WHAT IS NEEDED:
Only the lines from the start of the data through the line containing "import plotly.graph_objects as go" should be written out, exactly as they are, with both ends included and the pictures left out.

SUPPLIED ENTRIES:

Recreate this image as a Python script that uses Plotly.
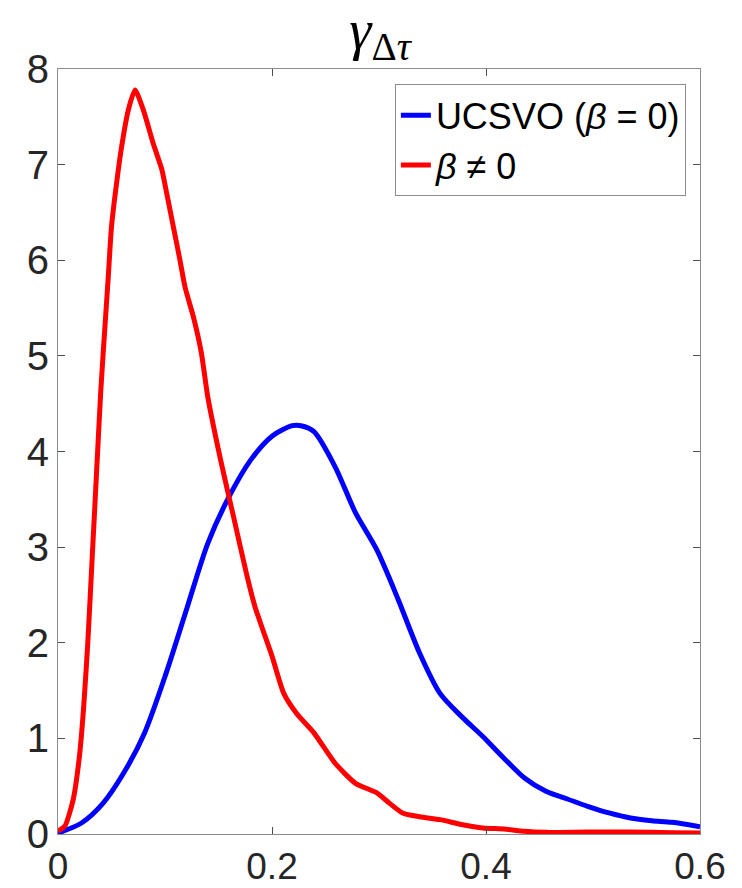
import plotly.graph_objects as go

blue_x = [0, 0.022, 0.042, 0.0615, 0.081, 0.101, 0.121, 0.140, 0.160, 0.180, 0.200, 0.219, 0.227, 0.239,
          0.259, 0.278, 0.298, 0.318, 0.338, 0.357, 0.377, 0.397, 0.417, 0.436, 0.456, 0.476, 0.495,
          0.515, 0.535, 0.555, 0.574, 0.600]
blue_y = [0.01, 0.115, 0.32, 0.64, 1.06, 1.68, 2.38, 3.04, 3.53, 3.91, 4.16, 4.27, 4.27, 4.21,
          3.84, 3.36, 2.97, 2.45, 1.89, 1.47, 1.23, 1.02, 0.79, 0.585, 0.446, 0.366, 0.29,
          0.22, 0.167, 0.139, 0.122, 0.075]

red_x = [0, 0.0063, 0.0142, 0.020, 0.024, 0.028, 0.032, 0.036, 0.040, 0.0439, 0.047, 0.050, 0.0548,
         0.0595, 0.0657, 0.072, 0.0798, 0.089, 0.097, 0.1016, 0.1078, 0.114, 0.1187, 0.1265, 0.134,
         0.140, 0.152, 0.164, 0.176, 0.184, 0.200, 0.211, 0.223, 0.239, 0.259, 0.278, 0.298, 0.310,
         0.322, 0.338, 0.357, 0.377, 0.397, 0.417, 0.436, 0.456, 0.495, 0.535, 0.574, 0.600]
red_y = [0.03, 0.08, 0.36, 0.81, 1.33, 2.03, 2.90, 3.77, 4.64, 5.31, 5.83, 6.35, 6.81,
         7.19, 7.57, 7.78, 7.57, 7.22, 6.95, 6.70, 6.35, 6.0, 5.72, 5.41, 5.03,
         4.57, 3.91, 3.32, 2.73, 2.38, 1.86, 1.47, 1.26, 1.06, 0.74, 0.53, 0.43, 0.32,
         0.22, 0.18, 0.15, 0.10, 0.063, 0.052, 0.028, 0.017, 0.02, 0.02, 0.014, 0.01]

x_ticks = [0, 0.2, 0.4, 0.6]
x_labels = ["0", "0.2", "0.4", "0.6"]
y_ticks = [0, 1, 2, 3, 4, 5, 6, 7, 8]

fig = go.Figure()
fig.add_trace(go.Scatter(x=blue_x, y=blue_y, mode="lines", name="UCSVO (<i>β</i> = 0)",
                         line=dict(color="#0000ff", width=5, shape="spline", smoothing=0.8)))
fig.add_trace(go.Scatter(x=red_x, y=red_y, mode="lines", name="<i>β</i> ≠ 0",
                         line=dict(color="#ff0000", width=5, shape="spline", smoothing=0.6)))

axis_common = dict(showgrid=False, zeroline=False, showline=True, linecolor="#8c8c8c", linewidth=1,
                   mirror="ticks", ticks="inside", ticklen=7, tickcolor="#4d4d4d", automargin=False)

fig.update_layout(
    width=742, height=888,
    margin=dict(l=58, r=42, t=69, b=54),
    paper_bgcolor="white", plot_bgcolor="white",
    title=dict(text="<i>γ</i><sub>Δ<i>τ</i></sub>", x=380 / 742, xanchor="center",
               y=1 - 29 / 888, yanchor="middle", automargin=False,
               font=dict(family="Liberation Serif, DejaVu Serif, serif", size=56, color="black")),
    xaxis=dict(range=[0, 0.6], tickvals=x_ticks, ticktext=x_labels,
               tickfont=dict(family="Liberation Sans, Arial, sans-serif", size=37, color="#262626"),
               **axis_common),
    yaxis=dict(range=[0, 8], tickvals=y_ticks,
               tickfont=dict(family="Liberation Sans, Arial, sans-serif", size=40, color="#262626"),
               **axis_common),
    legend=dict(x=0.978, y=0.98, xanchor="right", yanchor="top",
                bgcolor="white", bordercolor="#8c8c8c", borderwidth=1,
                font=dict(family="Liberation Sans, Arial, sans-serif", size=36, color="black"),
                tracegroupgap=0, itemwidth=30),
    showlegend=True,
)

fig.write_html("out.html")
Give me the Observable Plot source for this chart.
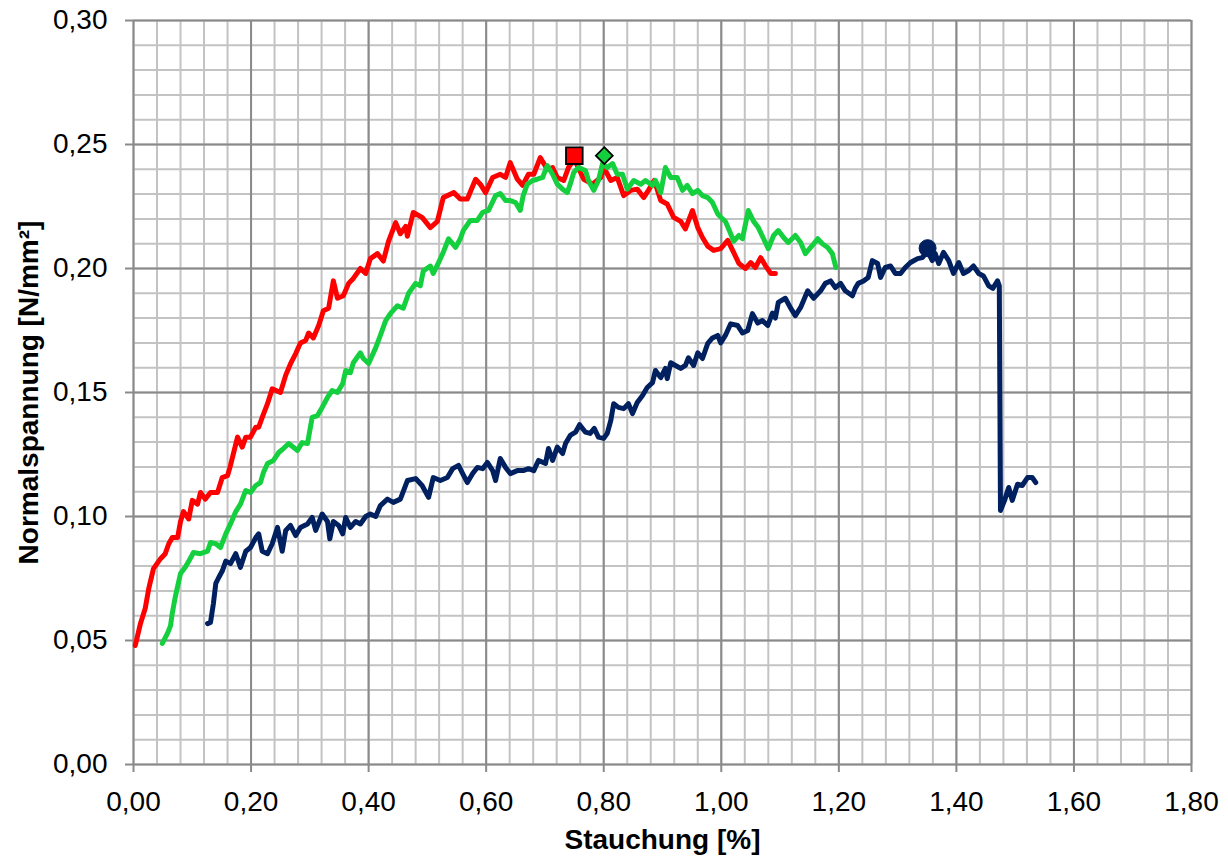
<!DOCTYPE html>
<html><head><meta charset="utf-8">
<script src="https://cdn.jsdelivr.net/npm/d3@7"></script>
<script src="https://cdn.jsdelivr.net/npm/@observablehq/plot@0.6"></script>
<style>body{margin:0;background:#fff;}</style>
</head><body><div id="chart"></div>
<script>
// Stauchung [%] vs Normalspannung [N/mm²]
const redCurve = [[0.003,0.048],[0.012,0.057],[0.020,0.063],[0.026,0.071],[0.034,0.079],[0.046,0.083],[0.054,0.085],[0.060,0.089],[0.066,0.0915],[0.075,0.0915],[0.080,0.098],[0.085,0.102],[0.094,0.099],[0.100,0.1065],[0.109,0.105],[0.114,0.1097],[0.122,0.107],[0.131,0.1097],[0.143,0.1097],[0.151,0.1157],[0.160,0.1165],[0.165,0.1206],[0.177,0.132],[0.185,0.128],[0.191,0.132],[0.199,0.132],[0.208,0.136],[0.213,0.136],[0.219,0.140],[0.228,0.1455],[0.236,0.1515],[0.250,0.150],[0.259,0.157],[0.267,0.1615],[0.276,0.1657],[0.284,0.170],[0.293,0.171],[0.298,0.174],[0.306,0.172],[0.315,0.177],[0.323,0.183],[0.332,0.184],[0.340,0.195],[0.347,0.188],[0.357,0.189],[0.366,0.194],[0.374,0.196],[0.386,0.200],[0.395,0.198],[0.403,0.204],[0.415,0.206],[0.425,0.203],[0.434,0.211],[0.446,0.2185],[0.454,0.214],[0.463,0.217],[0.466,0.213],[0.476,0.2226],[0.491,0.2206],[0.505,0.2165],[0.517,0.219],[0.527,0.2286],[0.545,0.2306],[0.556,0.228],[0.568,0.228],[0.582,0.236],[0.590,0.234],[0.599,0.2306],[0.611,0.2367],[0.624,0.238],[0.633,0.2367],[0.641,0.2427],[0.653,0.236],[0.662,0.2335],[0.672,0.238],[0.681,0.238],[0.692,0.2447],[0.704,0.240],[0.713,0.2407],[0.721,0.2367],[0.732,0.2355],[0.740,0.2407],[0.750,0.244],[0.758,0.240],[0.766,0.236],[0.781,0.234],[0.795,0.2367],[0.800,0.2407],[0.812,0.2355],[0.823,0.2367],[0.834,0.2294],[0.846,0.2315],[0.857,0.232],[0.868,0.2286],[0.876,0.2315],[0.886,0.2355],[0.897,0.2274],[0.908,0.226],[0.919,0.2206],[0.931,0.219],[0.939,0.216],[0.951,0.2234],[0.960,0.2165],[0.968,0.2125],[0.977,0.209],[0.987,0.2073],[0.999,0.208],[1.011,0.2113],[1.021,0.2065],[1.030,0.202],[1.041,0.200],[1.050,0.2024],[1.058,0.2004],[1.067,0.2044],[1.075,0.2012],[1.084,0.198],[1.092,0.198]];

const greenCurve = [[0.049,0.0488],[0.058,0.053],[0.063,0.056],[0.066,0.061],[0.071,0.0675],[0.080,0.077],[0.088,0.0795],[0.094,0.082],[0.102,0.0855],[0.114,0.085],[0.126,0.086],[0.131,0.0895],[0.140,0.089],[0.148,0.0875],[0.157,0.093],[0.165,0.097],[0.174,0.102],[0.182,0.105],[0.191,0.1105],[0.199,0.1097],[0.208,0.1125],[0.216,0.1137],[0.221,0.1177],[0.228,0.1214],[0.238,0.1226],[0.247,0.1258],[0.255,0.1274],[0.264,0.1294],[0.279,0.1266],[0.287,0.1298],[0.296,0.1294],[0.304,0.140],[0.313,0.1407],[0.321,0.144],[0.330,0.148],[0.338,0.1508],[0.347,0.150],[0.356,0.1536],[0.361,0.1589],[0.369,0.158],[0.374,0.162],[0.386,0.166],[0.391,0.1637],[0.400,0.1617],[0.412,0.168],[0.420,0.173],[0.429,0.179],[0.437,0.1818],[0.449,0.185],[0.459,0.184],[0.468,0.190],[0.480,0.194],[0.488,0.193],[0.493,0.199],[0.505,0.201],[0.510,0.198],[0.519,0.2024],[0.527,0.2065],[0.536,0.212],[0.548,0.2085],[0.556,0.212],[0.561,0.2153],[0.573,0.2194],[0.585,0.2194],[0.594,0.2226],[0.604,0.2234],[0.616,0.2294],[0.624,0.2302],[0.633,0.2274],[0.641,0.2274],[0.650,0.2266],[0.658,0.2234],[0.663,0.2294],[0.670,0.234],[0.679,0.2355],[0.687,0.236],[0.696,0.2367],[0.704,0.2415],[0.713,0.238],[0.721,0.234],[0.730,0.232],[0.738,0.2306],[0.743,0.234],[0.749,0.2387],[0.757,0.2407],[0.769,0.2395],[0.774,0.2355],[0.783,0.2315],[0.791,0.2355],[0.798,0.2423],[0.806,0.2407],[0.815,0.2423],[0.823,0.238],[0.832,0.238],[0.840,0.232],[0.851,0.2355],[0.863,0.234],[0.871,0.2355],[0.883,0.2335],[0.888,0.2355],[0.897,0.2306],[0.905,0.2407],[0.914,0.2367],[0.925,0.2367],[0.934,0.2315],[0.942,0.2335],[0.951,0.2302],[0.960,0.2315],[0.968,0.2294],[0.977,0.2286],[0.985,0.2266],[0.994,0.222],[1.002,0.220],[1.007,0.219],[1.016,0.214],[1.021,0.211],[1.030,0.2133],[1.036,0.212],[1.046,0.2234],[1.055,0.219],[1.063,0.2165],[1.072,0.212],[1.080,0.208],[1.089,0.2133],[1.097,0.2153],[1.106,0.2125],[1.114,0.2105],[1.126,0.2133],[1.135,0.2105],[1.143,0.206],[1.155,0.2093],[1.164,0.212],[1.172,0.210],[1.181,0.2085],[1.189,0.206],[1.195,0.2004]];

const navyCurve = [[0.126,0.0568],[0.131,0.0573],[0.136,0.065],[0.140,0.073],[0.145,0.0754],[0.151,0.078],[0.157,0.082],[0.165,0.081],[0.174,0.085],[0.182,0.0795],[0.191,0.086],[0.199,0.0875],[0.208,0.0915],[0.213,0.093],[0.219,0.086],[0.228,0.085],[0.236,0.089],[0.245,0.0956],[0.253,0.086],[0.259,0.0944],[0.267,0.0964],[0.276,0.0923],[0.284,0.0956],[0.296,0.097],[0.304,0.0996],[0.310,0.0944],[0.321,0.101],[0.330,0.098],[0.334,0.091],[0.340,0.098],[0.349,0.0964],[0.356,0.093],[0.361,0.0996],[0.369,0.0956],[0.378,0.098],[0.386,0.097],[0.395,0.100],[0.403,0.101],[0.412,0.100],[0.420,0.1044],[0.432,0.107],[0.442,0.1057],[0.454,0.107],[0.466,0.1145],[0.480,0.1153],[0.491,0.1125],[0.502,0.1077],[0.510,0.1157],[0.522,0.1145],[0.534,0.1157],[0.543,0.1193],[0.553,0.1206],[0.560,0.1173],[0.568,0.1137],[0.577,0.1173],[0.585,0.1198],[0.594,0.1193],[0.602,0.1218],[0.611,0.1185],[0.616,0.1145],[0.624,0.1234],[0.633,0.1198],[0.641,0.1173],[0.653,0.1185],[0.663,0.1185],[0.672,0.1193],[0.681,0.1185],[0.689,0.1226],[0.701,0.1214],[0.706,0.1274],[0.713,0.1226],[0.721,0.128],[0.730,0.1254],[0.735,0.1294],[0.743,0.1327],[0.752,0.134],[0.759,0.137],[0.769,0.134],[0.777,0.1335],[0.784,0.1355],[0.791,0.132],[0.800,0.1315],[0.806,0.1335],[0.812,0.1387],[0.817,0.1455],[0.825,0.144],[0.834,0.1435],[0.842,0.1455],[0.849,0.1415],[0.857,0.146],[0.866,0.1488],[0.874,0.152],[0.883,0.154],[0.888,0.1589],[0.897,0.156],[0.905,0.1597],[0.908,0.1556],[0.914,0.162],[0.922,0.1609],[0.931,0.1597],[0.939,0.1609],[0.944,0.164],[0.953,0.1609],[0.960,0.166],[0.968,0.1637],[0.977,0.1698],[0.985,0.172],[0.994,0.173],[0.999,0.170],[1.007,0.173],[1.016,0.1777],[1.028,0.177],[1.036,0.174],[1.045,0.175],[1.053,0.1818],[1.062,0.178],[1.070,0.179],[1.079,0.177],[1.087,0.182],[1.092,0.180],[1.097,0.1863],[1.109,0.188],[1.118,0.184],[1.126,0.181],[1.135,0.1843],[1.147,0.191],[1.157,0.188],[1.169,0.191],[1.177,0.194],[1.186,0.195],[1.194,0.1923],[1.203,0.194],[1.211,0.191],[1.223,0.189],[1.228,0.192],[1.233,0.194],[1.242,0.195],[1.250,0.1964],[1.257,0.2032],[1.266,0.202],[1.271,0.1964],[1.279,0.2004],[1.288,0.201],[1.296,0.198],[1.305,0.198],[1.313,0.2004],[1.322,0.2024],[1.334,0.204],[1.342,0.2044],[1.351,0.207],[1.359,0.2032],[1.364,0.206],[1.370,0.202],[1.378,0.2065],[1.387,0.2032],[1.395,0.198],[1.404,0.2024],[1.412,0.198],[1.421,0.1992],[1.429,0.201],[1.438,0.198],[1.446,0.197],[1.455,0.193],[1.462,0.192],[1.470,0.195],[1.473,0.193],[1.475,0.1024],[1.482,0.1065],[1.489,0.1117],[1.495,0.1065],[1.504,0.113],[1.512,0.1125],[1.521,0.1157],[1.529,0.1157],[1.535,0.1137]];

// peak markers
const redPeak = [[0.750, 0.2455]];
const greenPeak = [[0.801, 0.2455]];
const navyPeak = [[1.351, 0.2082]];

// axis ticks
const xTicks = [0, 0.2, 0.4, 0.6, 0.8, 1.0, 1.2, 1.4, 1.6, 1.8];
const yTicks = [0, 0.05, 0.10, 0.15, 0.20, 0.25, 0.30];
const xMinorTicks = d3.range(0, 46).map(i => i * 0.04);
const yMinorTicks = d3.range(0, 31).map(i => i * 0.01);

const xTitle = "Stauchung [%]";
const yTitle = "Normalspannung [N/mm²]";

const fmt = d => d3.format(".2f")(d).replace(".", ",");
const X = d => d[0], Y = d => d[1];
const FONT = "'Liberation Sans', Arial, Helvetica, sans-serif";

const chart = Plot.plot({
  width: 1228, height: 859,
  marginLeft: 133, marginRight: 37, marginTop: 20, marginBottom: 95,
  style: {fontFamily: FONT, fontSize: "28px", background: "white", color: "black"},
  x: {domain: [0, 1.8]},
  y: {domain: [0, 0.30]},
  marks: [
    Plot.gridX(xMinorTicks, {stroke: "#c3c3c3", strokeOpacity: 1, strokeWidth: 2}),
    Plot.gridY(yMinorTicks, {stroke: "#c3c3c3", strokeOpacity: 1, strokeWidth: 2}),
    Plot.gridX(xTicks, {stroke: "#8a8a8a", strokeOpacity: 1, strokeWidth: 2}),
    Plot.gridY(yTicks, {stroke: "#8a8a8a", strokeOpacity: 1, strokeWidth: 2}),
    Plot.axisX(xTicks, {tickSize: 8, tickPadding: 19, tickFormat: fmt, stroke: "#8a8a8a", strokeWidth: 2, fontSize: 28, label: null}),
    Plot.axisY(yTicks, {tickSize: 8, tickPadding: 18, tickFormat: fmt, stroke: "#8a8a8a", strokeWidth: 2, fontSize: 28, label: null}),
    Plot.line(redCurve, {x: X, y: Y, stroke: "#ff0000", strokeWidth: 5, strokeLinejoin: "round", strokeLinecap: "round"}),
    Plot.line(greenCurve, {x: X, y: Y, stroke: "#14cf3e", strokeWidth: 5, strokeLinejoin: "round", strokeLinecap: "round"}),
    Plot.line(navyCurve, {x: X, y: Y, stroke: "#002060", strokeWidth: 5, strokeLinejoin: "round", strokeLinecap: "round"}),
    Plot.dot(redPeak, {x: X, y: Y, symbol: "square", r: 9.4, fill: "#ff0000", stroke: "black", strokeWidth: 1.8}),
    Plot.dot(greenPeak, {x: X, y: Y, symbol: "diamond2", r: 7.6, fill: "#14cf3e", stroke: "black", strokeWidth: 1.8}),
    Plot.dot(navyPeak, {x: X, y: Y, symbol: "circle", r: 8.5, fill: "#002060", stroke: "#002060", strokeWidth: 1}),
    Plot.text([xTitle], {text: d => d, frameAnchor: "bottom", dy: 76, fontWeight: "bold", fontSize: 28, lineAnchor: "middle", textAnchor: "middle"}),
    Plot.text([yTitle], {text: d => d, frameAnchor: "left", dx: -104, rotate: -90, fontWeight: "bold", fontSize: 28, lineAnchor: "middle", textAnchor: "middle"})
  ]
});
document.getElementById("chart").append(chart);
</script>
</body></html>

EXERCISE SOLUTION:
Recreate this image as a Python script that uses Plotly.
import plotly.graph_objects as go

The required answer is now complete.